Il n’y a pas de justice là où la vérité dérange. Le régime algérien vient une fois de plus de faire la preuve éclatante de sa peur maladive des mots et de ceux qui les manient avec lucidité. Boualem Sansal, écrivain de renom, intellectuel droit dans ses phrases et fidèle à sa conscience, vient d’être condamné à cinq ans de prison pour avoir pensé, écrit, parlé. Pour avoir dit ce que chacun sait, mais que l’État algérien, replié sur ses mensonges historiques et ses obsessions nationalistes, interdit de prononcer : la complexité de l’identité maghrébine, les racines croisées, et, crime suprême, une opinion sur la « marocanité » de l’Ouest algérien.
Ce procès expéditif, tenu en vingt minutes, où l’accusé n’a même pas eu la liberté d’un avocat librement choisi, aurait fait rire si la tragédie n’était pas si criante. Un homme de 80 ans, malade, respecté dans le monde entier, traîné devant un tribunal pour « atteinte à l’unité nationale », « outrage à l’armée », « atteinte à l’économie nationale », et autres absurdités que seuls les régimes autoritaires savent concocter lorsqu’ils tentent de travestir la pensée en crime. Faut-il rappeler que les propos de Sansal relèvent de la liberté d’expression, droit fondamental proclamé à la face du monde dans toutes les constitutions – y compris celle d’Algérie ?
Mais qu’est-ce qu’une constitution dans un État qui n’est plus qu’une armure vide, portée par des généraux ventrus et des juges serviles ? Que vaut une justice qui traque les intellectuels plutôt que les corrompus, qui fouille les téléphones pour y chercher des conversations privées avec un diplomate ou un militant kabyle, et les brandit comme preuves de trahison ? Il n’y a là que la paranoïa d’un régime acculé, qui confond dissidence et complot, pensée et subversion, critique et sabotage.
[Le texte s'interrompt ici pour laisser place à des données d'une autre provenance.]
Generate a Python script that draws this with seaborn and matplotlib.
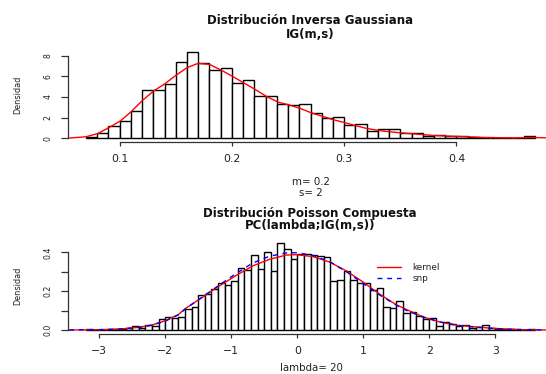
import numpy as np
import pandas as pd
import matplotlib
matplotlib.use("Agg")
import matplotlib.pyplot as plt
import seaborn as sns

# ---------------- data ----------------
# Top: Inverse Gaussian histogram (bins of width 0.01 starting at 0.07)
ig_bin_start = 0.07
ig_bin_width = 0.01
ig_density = [0.12, 0.47, 1.2, 1.68, 2.6, 4.7, 4.68, 5.3, 7.4, 8.4,
              7.28, 6.6, 6.78, 5.4, 5.6, 4.1, 4.1, 3.3, 3.23, 3.3,
              2.42, 1.94, 2.02, 1.28, 1.33, 0.71, 0.88, 0.88, 0.48, 0.48,
              0.19, 0.35, 0.19, 0.16, 0.1, 0.06, 0.0, 0.0, 0.0, 0.19]
# kernel density curve (red)
ig_kern_x = [0.050, 0.0538, 0.070, 0.0806, 0.091, 0.1008, 0.1103, 0.1207, 0.1305,
             0.140, 0.1505, 0.160, 0.1698, 0.180, 0.1906, 0.201, 0.210,
             0.2204, 0.2308, 0.2411, 0.2516, 0.2605, 0.2709, 0.2813, 0.290,
             0.3006, 0.310, 0.320, 0.335, 0.3497, 0.3646, 0.3794, 0.394,
             0.409, 0.424, 0.440, 0.4538, 0.4686, 0.480, 0.500]
ig_kern_y = [0.0, 0.0, 0.13, 0.45, 1.06, 1.68, 2.58, 3.7, 4.6,
             5.26, 6.13, 6.84, 7.26, 7.16, 6.6, 5.97, 5.4,
             4.75, 4.05, 3.5, 3.2, 2.9, 2.45, 2.1, 1.8,
             1.5, 1.22, 0.94, 0.68, 0.52, 0.39, 0.26, 0.19,
             0.13, 0.07, 0.04, 0.03, 0.06, 0.03, 0.0]

# Bottom: compound Poisson histogram (bins of width 0.1 starting at -3.2)
pc_bin_start = -3.2
pc_bin_width = 0.1
pc_density = [0.003, 0.0, 0.002, 0.002, 0.003, 0.005, 0.008, 0.019, 0.009, 0.024,
              0.019, 0.058, 0.068, 0.062, 0.066, 0.108, 0.12, 0.178, 0.187, 0.21,
              0.244, 0.23, 0.25, 0.32, 0.31, 0.385, 0.315, 0.40, 0.305, 0.446,
              0.415, 0.364, 0.39, 0.39, 0.385, 0.38, 0.375, 0.25, 0.26, 0.306,
              0.257, 0.244, 0.244, 0.206, 0.215, 0.117, 0.112, 0.151, 0.089, 0.094,
              0.072, 0.058, 0.06, 0.02, 0.04, 0.03, 0.02, 0.028, 0.01, 0.017,
              0.028, 0.008, 0.005, 0.003, 0.003, 0.002, 0.002, 0.004]
pc_kern_x = [-3.6, -3.49, -3.0, -2.7, -2.4, -2.2, -2.0, -1.8, -1.69, -1.43, -1.18,
             -0.93, -0.675, -0.42, -0.167, -0.015, 0.237, 0.49, 0.745, 0.997,
             1.25, 1.505, 1.657, 1.91, 2.16, 2.42, 2.67, 2.92, 3.18, 3.43, 3.8, 4.0]
pc_kern_y = [0.0, 0.0, 0.002, 0.005, 0.014, 0.026, 0.048, 0.08, 0.112, 0.17, 0.227,
             0.28, 0.33, 0.364, 0.386, 0.388, 0.378, 0.35, 0.304, 0.247,
             0.184, 0.129, 0.105, 0.067, 0.041, 0.024, 0.017, 0.01, 0.005, 0.002, 0.0, 0.0]
pc_snp_x = pc_kern_x
pc_snp_y = [0.0, 0.0, 0.002, 0.005, 0.013, 0.025, 0.046, 0.078, 0.11, 0.172, 0.232,
            0.29, 0.345, 0.38, 0.397, 0.398, 0.384, 0.352, 0.30, 0.24,
            0.18, 0.127, 0.10, 0.066, 0.042, 0.025, 0.016, 0.009, 0.004, 0.002, 0.0, 0.0]

titles_top = ["Distribución Inversa Gaussiana", "IG(m,s)"]
titles_bot = ["Distribución Poisson Compuesta", "PC(lambda;IG(m,s))"]
sub_top = ["m= 0.2", "s= 2"]
sub_bot = "lambda= 20"
ylab = "Densidad"
ig_xticks = [0.1, 0.2, 0.3, 0.4]
ig_yticks = [0, 2, 4, 6, 8]
pc_xticks = [-3, -2, -1, 0, 1, 2, 3]
pc_yticks = [0.0, 0.1, 0.2, 0.3, 0.4]
pc_yticklabels = ["0.0", "", "0.2", "", "0.4"]

# ---------------- figure ----------------
sns.set_theme(style="white")
plt.rcParams["font.family"] = ["DejaVu Sans"]

W, H = 546, 374
fig = plt.figure(figsize=(W / 100, H / 100), dpi=100)
fig.patch.set_facecolor("white")


def fy(py):
    return 1 - py / H


ax1 = fig.add_axes([68 / W, fy(141.6), 485 / W, (141.6 - 48.2) / H])
ax2 = fig.add_axes([68 / W, fy(333.5), 485 / W, (333.5 - 239.9) / H])

# ---- top histogram
ig_edges = [round(ig_bin_start + ig_bin_width * i, 4) for i in range(len(ig_density) + 1)]
ig_centers = [(a + b) / 2 for a, b in zip(ig_edges[:-1], ig_edges[1:])]
df_ig = pd.DataFrame({"x": ig_centers, "d": ig_density})
sns.histplot(data=df_ig, x="x", weights="d", bins=ig_edges, stat="count",
             color="white", edgecolor="black", linewidth=1.0, alpha=1.0, ax=ax1)
sns.lineplot(x=ig_kern_x, y=ig_kern_y, color="#ff0000", lw=1.0, ax=ax1,
             sort=False, estimator=None)
ax1.set_xlim(0.054, 0.486)
ax1.set_ylim(-0.336, 8.736)

# ---- bottom histogram
pc_edges = [round(pc_bin_start + pc_bin_width * i, 4) for i in range(len(pc_density) + 1)]
pc_centers = [(a + b) / 2 for a, b in zip(pc_edges[:-1], pc_edges[1:])]
df_pc = pd.DataFrame({"x": pc_centers, "d": pc_density})
sns.histplot(data=df_pc, x="x", weights="d", bins=pc_edges, stat="count",
             color="white", edgecolor="black", linewidth=1.0, alpha=1.0, ax=ax2)
sns.lineplot(x=pc_kern_x, y=pc_kern_y, color="#ff0000", lw=1.0, ax=ax2,
             sort=False, estimator=None, label="kernel")
sns.lineplot(x=pc_snp_x, y=pc_snp_y, color="#0000ff", lw=1.0, ax=ax2,
             sort=False, estimator=None, label="snp", linestyle=(0, (3.5, 3.5)))
ax2.set_xlim(-3.472, 3.872)
ax2.set_ylim(-0.0178, 0.464)

axis_col = "#333333"
for ax, xt, yt, ytl, xb, yb in [
    (ax1, ig_xticks, ig_yticks, [str(v) for v in ig_yticks], (0.1, 0.4), (0, 8)),
    (ax2, pc_xticks, pc_yticks, pc_yticklabels, (-3, 3), (0.0, 0.4)),
]:
    ax.set_facecolor("white")
    for s in ["top", "right"]:
        ax.spines[s].set_visible(False)
    ax.spines["left"].set_bounds(*yb)
    ax.spines["bottom"].set_bounds(*xb)
    for s in ["left", "bottom"]:
        ax.spines[s].set_color(axis_col)
        ax.spines[s].set_linewidth(0.9)
    ax.set_xticks(xt)
    ax.set_xticklabels([("%g" % v).replace("-", "\u2212") for v in xt])
    ax.set_yticks(yt)
    ax.set_yticklabels(ytl)
    ax.tick_params(axis="x", length=2.9, width=0.9, color=axis_col, pad=6.0,
                   labelsize=7.8, labelcolor="#222222", bottom=True)
    ax.tick_params(axis="y", length=4.8, width=0.9, color=axis_col, pad=6.2,
                   labelsize=5.6, labelcolor="#222222", left=True)
    for lab in ax.get_yticklabels():
        lab.set_rotation(90)
        lab.set_va("center")
        lab.set_ha("right")
    ax.set_xlabel("")
    ax.set_ylabel("")
    ax.grid(False)

# legend
leg = ax2.legend(loc="upper left", bbox_to_anchor=(377 / W, fy(263)),
                 bbox_transform=fig.transFigure, frameon=False, fontsize=6.4,
                 handlelength=2.7, handletextpad=1.3, labelspacing=0.28,
                 borderpad=0, borderaxespad=0)
for t in leg.get_texts():
    t.set_color("#222222")

# titles and sub-labels
tkw = dict(ha="center", va="baseline", fontweight="bold", fontsize=8.5, color="#111111")
fig.text(310 / W, fy(24.4), titles_top[0], **tkw)
fig.text(310 / W, fy(37.7), titles_top[1], **tkw)
fig.text(310 / W, fy(216.5), titles_bot[0], **tkw)
fig.text(310 / W, fy(229.0), titles_bot[1], **tkw)

skw = dict(ha="center", va="baseline", fontsize=7.4, color="#222222")
fig.text(311 / W, fy(184.8), sub_top[0], **skw)
fig.text(311 / W, fy(195.8), sub_top[1], **skw)
fig.text(311 / W, fy(371.3), sub_bot, **skw)

ykw = dict(ha="center", va="center", rotation=90, fontsize=5.9, color="#222222")
fig.text(17.4 / W, fy(94.7), ylab, **ykw)
fig.text(17.4 / W, fy(286.2), ylab, **ykw)

fig.savefig("out.png", dpi=100, facecolor="white")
Ce que l’Algérie vient de faire à Boualem Sansal, c’est un autodafé silencieux. Elle ne brûle pas ses livres, elle enferme leur auteur. Elle ne débat pas de ses idées, elle le réduit au silence. Elle ne réfute pas, elle condamne. Et si l’on murmure dans les coulisses du pouvoir que cette condamnation serait peut-être une mise en scène préparant une grâce présidentielle, que dire sinon que l’infamie est double ? Faire d’un écrivain un objet de transaction politique, un gage de décrispation diplomatique, un pion sur l’échiquier d’une relation moribonde avec la France ? L’indépendance judiciaire réduite à un théâtre grotesque où la clémence serait une faveur, un caprice présidentiel, et non une évidence morale ?
Boualem Sansal est coupable, oui. Mais non de ce qu’on lui reproche. Il est coupable d’avoir brisé le miroir falsificateur tendu par le régime. Coupable d’avoir dit que l’Histoire du Maghreb n’appartient à aucun pouvoir. Coupable de ne pas plier, ni devant les censeurs, ni devant la peur.
Et c’est pour cela que le peuple algérien, privé de ses écrivains comme il l’est de son avenir, doit se lever, non pour sauver un vieil homme malade, mais pour se sauver lui-même. Car une nation qui jette ses poètes en prison n’est plus une nation ; c’est un silence peuplé de geôliers. Une dictature frileuse et vieillie, incapable de faire autre chose que d’emprisonner ceux qui parlent au nom de tous.
L’Algérie a aujourd’hui besoin de mille Boualem Sansal. Et si elle continue à les bâillonner, c’est elle qui finira par ne plus avoir de voix.